Ben alırım bu adam olacak çocuğu, bende deneyelim diyeceğim ama fazla düşkün değilim bu yavrucağızlara, deneyin doğasına aykırı olur. Tırmalanmaya da niyetim yok tabii, o ayrı.

Fatih dedi ki...

tabi hitler de iyiydi ama çevresi kötüydü o dönem, it kopuk.

Okyanu∫takί rüzgar ~ dedi ki...

Kedi hayvanıyla bir gece bir münasebetimiz oldu. yerimiz dardı bir baktım göğsümün üzerine kıvrılmış öylece uyuyordu ki kedilerden haz etmeyen bir insanımdır..

e insan onu öyle görünce o hırıltısı gözlerini sıkı sıkı yumuşu falan bir içi yumuşuyor..

Ama baktık k zamanla yüz buldu ev benim havalarında dolaşmaya başladı etraffta. hani filmlerde falan olur ya kedilerin böyle ^dünyayı ele gecirme, insanlığı köle yapma^ gibi fanteezlileri olurd=)

Olabilir yani ne olur ne olmaz dfiyorum pek güvenmeyin pek de sevmeyin...
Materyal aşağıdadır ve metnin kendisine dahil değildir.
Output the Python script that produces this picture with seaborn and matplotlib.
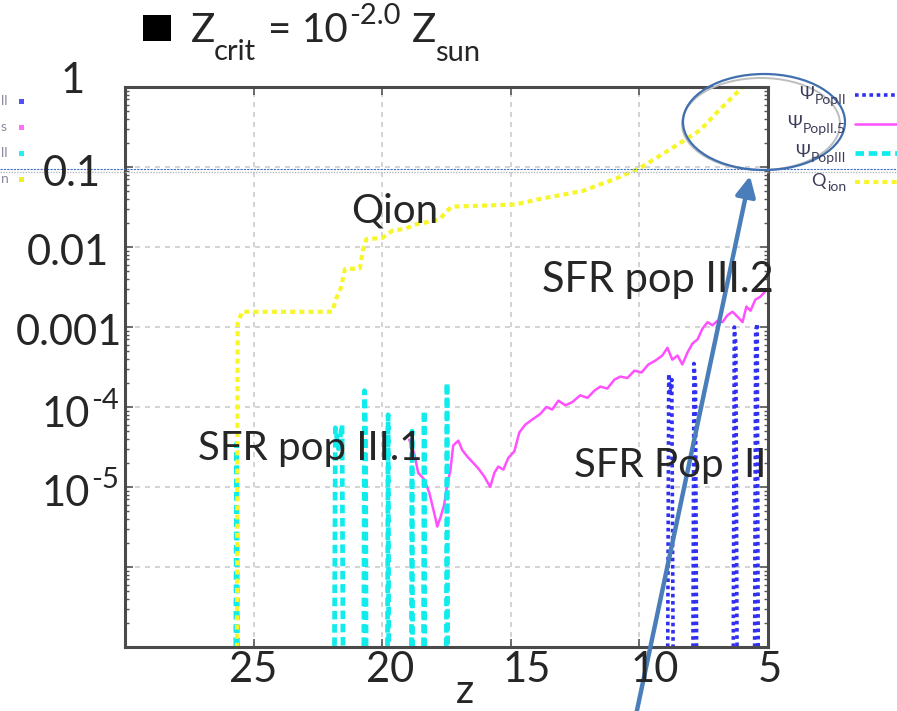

Azı karar coğu zarar diyorum.. ( atasözüyle pekiştirmek.)

Fatih dedi ki...

yani tanrılaştırmamak gerek, her familyada olduğu gibi iyisi var kötüsü var.

Adsız dedi ki...

Kedilerin sadece mart ayında halvet oldukları koca bir yalandır. Kediler sporla ürerler. Halter, yüzme ve sutopu bu sporlara örnek gösterilebilir.